La cultura de la cancelación que afronta en el epílogo es el contrapunto a esa visión optimista que ofrece el autor donde la idea de irreverencia y de transgresión dan sentido moral a la actividad del artista. Hoy, observa el autor, en esta atmósfera de cancelación cultural, es el censor el que se presenta como un ciudadano comprometido en su lucha puritana para erradicar los nuevos pecados en la esfera pública.
Quienes sigan creyendo en las virtudes de una aproximación liberal en la conformación de nuestro espacio público y quieran descubrir la proyección de la libertad en el arte, ese territorio donde ejercer un “fragmento de soberanía radicalmente individual”, no dejen de leer este sugerente ensayo.
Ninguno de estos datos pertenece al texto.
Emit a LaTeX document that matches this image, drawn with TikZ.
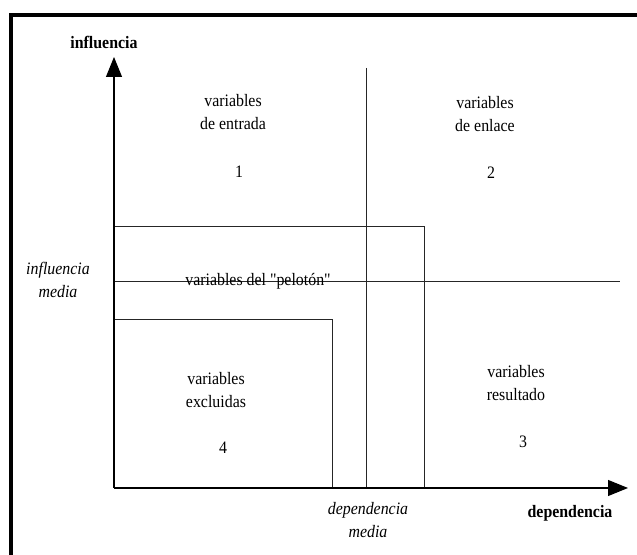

Resumen: La recensión presenta un ensayo que formula una reflexión constitucional cosmopolita sobre la libertad artística, cuyo reconocimiento es común en toda democracia. Se trata de una singular que entra en diálogo con el propio objeto cuya protección preocupa -el arte y, como precisa la cursiva desde el título de la obra, el artista.
Palabras claves: Libertad, derecho fundamental, libertad artística, libertad del artista.
Abstract: The review presents an essay that formulates a cosmopolitan constitutional reflection on artistic freedom, whose recognition is common in every democracy. It is a singular one that enters into dialogue with the very object whose protection is of concern - art and, as the italics in the title of the work specify, the artist.
Key words: Freedom, Fundamental right, Artistic freedom, Freedom of the artist.